Published: January 1, 2017
An ordinary outing takes Greta, Alex, and four-year-old Smilla across Sweden’s mythical Lake Malice to a tiny, isolated island. While father and daughter tramp into the trees, Greta stays behind in the boat, lulled into a reverie by the misty, moody lake…only later to discover that the two haven’t returned. Her frantic search proves futile. They’ve disappeared without a trace.
Greta struggles to understand their eerie vanishing. She desperately needs to call Alex, to be reassured that Smilla is safe, or contact the police. But now her cell phone is missing too. Back at her cottage, she finds it hidden away under the bedsheets. Had she done that? Or had someone else been in the cottage? But who, and why? As Greta struggles to put the pieces together, she fears that her past has come back to torment her, or she’s finally lost her grip on reality…
In this dark psychological thrill ride—with more twists than a labyrinth and more breathless moments than a roller coaster—Greta must confront what she’s always kept hidden if she has any hope of untangling the truth.
Like a lot of thrillers, this book is told POV (point of view) style from an unreliable narrator–in this case, Greta, a young Swedish woman. Greta is on vacation with her boyfriend, Alex, and his four-year-old daughter, Smilla, staying in a cabin in the woods. They decide to take a boat across the appropriately named Lake Malice to an island. Greta waits on the boat while Alex and Smilla explore the small forested space, but as it grows dark, she becomes concerned when they don’t return.
This is a very small island–not the sort of place a grown man and a child can hide. And no one else is coming or going. So where the hell did Alex and Smilla go?
I was pulled into the mystery immediately but as the book unfolds I became absolutely addicted. It turns out Greta has a complicated past–she tells us her father disappeared, too. And Greta isn’t behaving like I’d expect someone to given the situation. She isn’t calling the police, but rather is searching herself while becoming increasingly untethered.

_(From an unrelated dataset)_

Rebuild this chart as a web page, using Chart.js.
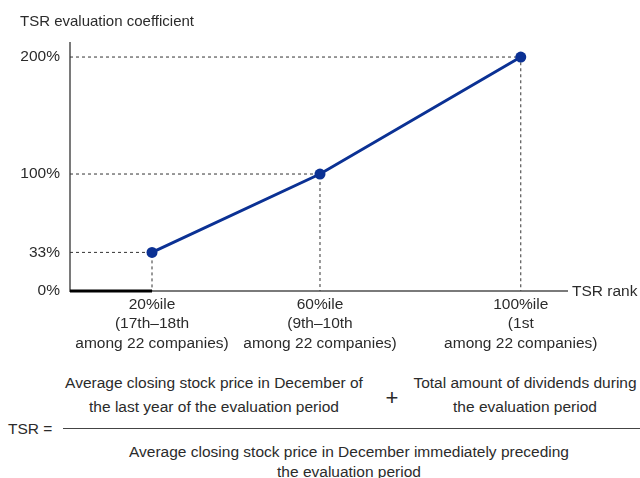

I can’t say more about this book without ruining it, but I will say that it offers some excellent “Not Sorry Not Sorry Female Rage”, as well as reflection on the relationships women have with their mothers. Trigger warnings need to be issued for depictions of domestic violence and animal abuse (the latter happens off screen).
The Missing is a dark, dark book, but a deeply satisfying one.